I love discussing current and political events with people.  I totally enjoy debating various sides of many things at all levels of government; if I feel that my "side" is winning a debate, I am known for jumping to argue the other side of the question so to do all I can to challenge positions and attempt to identify "truth."   And there is great satisfaction in working on volunteer projects with others and discussion how to define and best achieve the desired goals.  It is there that I find myself disadvantaged by having too much time and too much information...as counter-intuitive as that sounds...because of the instinct to want even more information and try to make the perfect decision or choice.  I move from a "muddy" picture of the situation to clarity and then the details become so numerous that the picture reverts to being "muddy."  Time spent.  Time wasted.

Business life understands this danger, because to be successful it sets time limits ahead of perfection...the concept is always to do the best you can by "x" date.  Whatever you have by then goes into production.  Otherwise you would never get anything to market.  Make improvements for the next version, but get something out there to sell and for people to use...while avoiding the claim of perfection.
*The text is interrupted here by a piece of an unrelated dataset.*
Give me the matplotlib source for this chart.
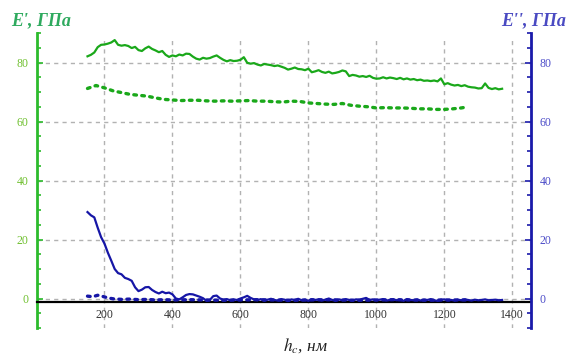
import matplotlib
matplotlib.use("Agg")
import matplotlib.pyplot as plt
import numpy as np

# Storage modulus E' (solid and dotted series), GPa
h_e1 = list(range(150, 1380, 10))
e1_solid = [82.1, 82.6, 83.4, 85.2, 86.0, 86.1, 86.4, 86.8, 87.6, 86.0,
            85.7, 85.9, 85.6, 84.9, 85.3, 84.2, 83.9, 84.8, 85.4, 84.6,
            84.1, 83.5, 83.9, 82.6, 81.9, 82.4, 82.1, 82.7, 82.4, 83.0,
            82.9, 82.0, 81.3, 81.0, 81.6, 81.3, 81.5, 82.0, 82.4, 81.6,
            80.9, 80.4, 80.8, 80.5, 80.6, 80.9, 81.8, 79.9, 79.6, 79.8,
            79.3, 79.0, 79.5, 79.3, 79.1, 78.8, 79.0, 78.6, 78.2, 77.6,
            77.9, 78.3, 77.8, 77.7, 77.4, 77.9, 76.7, 77.0, 77.4, 76.8,
            76.5, 76.9, 76.3, 76.5, 76.8, 77.3, 77.0, 75.4, 75.8, 75.6,
            75.2, 75.4, 75.1, 75.5, 74.8, 74.5, 74.6, 75.0, 74.6, 74.9,
            74.7, 74.4, 74.8, 74.3, 74.6, 74.2, 74.4, 74.0, 74.2, 73.8,
            73.9, 73.7, 73.9, 73.6, 74.6, 72.6, 73.0, 72.5, 72.2, 72.4,
            72.0, 72.3, 71.8, 71.6, 71.5, 71.2, 71.3, 72.9, 71.4, 71.0,
            71.3, 70.9, 71.1]

h_e1_dot = [150, 175, 200, 225, 250, 275, 300, 325, 350, 375, 400, 425,
            450, 475, 500, 525, 550, 575, 600, 625, 650, 675, 700, 725,
            750, 775, 800, 825, 850, 875, 900, 925, 950, 975, 1000, 1025,
            1050, 1075, 1100, 1125, 1150, 1175, 1200, 1225, 1250, 1270]
e1_dot = [71.2, 72.2, 71.4, 70.4, 69.8, 69.2, 68.9, 68.6, 68.0, 67.5,
          67.3, 67.1, 67.2, 67.2, 67.0, 66.9, 67.0, 66.9, 67.0, 67.1,
          66.9, 66.9, 66.7, 66.6, 66.9, 66.8, 66.3, 66.1, 65.9, 65.8,
          66.1, 65.5, 65.2, 65.0, 64.6, 64.7, 64.6, 64.6, 64.5, 64.3,
          64.3, 64.1, 64.1, 64.3, 64.6, 65.0]

# Loss modulus E'', GPa
h_e2 = list(range(150, 1380, 10))
e2_solid = [29.3, 28.2, 27.5, 24.0, 20.8, 18.6, 15.5, 12.8, 10.0, 8.6,
            8.2, 7.0, 6.6, 6.0, 3.8, 2.5, 3.0, 3.8, 3.9, 2.9,
            2.2, 1.7, 2.3, 1.8, 2.0, 1.4, 0.0, -0.3, 0.4, 1.2,
            1.5, 1.4, 1.0, 0.6, 0.1, -0.8, -0.5, 0.8, 1.0, 0.0,
            -0.4, -0.2, -0.6, -0.3, -0.5, 0.0, 0.4, 0.9, 0.2, -0.3,
            -0.6, -0.2, -0.8, -0.4, -0.1, -0.5, -0.7, -0.2, -0.4, -0.9,
            -0.3, -0.5, -0.1, -0.6, -0.4, -0.8, -0.2, -0.5, -0.3, -0.7,
            -0.4, 0.0, -0.5, -0.8, -0.3, -0.6, -0.2, -0.5, -0.7, -0.3,
            -0.4, -0.1, 0.2, -0.5, -0.3, -0.6, -0.4, -0.2, -0.7, -0.5,
            -0.3, -0.6, -0.4, -0.8, -0.2, -0.5, -0.6, -0.3, -0.7, -0.4,
            -0.5, -0.2, -0.6, -0.8, -0.4, -0.3, -0.6, -0.5, -0.7, -0.4,
            -0.6, -0.3, -0.5, -0.7, -0.4, -0.6, -0.5, -0.3, -0.6, -0.5,
            -0.4, -0.6, -0.5]

h_e2_dot = [150, 165, 180, 195, 210, 225, 250, 275, 300, 325, 350, 375,
            400, 450, 500, 550, 600, 650, 700, 750, 800, 850, 900, 950,
            1000, 1050, 1100, 1150, 1200, 1250, 1270]
e2_dot = [0.8, 0.6, 1.1, 0.7, 0.2, -0.1, -0.3, -0.2, -0.4, -0.3, -0.5, -0.4,
          -0.5, -0.4, -0.5, -0.6, -0.5, -0.4, -0.5, -0.6, -0.5, -0.4, -0.5, -0.6,
          -0.5, -0.4, -0.5, -0.6, -0.5, -0.5, -0.5]

x_ticks = [200, 400, 600, 800, 1000, 1200, 1400]
y_ticks = [0, 20, 40, 60, 80]

GREEN = "#1aa81a"
BLUE = "#1616a6"
SPINE_G = "#2cbb2c"
SPINE_B = "#1a1aaa"
LBL_G = "#70c030"
LBL_B = "#4c4cc8"
GRID = "#b2b2b2"

plt.rcParams["mathtext.fontset"] = "stix"
serif = ["Liberation Serif", "DejaVu Serif"]

fig = plt.figure(figsize=(5.69, 3.58), dpi=100)
ax = fig.add_axes([0.0642, 0.0838, 0.9332 - 0.0642, 0.9078 - 0.0838])
ax2 = ax.twinx()

for a in (ax, ax2):
    a.set_xlim(0, 1455)
    a.set_ylim(-10, 90)
    a.set_facecolor("none")

ax.set_zorder(1)
ax2.set_zorder(2)

# dashed grid
for xv in x_ticks:
    ax.plot([xv, xv], [-10, 88.5], color=GRID, lw=1.0, ls=(0, (3, 3)),
            zorder=0)
for yv in y_ticks:
    ax.axhline(yv, color=GRID, lw=1.0, ls=(0, (3, 3)), zorder=0)

# E' curves
ax.plot(h_e1, e1_solid, color=GREEN, lw=1.6, zorder=3)
ax.plot(h_e1_dot, e1_dot, color=GREEN, lw=2.4, ls=(0, (0.8, 1.6)),
        dash_capstyle="round", zorder=3)

# E'' curves
ax2.plot(h_e2_dot, e2_dot, color=BLUE, lw=2.4, ls=(0, (0.8, 1.6)),
         dash_capstyle="round", zorder=3)
ax2.plot(h_e2, e2_solid, color=BLUE, lw=1.6, zorder=3)

# horizontal axis line just under zero
ax.spines["bottom"].set_position(("data", -1.1))
ax.spines["bottom"].set_color("black")
ax.spines["bottom"].set_linewidth(1.6)
ax.spines["bottom"].set_zorder(4)
ax.spines["top"].set_visible(False)
ax.spines["right"].set_visible(False)
ax.spines["left"].set_color(SPINE_G)
ax.spines["left"].set_linewidth(2.0)

ax2.spines["bottom"].set_visible(False)
ax2.spines["top"].set_visible(False)
ax2.spines["left"].set_visible(False)
ax2.spines["right"].set_color(SPINE_B)
ax2.spines["right"].set_linewidth(2.0)

ax.set_xticks(x_ticks)
ax.set_xticklabels([str(v) for v in x_ticks], family=serif, fontsize=8.5,
                   color="#333333")
ax.tick_params(axis="x", length=0, pad=5)

ax.set_yticks(y_ticks)
ax.set_yticklabels([str(v) for v in y_ticks], family=serif, fontsize=8.5,
                   color=LBL_G)
ax.set_yticks(np.arange(-10, 91, 5), minor=True)
ax.tick_params(axis="y", which="both", direction="in", color=SPINE_G,
               width=1.2, pad=6)
ax.tick_params(axis="y", which="major", length=4)
ax.tick_params(axis="y", which="minor", length=3)

ax2.set_yticks(y_ticks)
ax2.set_yticklabels([str(v) for v in y_ticks], family=serif, fontsize=8.5,
                    color=LBL_B)
ax2.set_yticks(np.arange(-10, 91, 5), minor=True)
ax2.tick_params(axis="y", which="both", direction="in", color=SPINE_B,
                width=1.2, pad=6)
ax2.tick_params(axis="y", which="major", length=4)
ax2.tick_params(axis="y", which="minor", length=3)

fig.text(0.019, 0.93, "E', ГПа", family=serif, style="italic",
         weight="bold", fontsize=13, color="#2eaa5e", ha="left",
         va="baseline")
fig.text(0.995, 0.93, "E'', ГПа", family=serif, style="italic",
         weight="bold", fontsize=13, color="#4a4ac2", ha="right",
         va="baseline")
fig.text(0.497, 0.02, "$h_c$, нм", family=serif, style="italic",
         fontsize=12.5, color="#222222", ha="left", va="baseline")

fig.savefig("out.png", dpi=100)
So I have come up with self-imposed time limits for various areas of consideration, and then mentally assigned them the equivalent of version numbers (you know...like 1.1, followed by 1.2 or even, if a great improvement is developed, 2.1).  That way, I have the absolute, unassailable, guaranteed truth for ever and ever...for now; tomorrow, or next week or even next year, I may revisit the situation because of discussions with other, my own experiences or world events which will result in a brand new version...which, of course will also be the absolute, unassailable, guaranteed truth for ever and ever (with no recollection of a previous inconsistent position).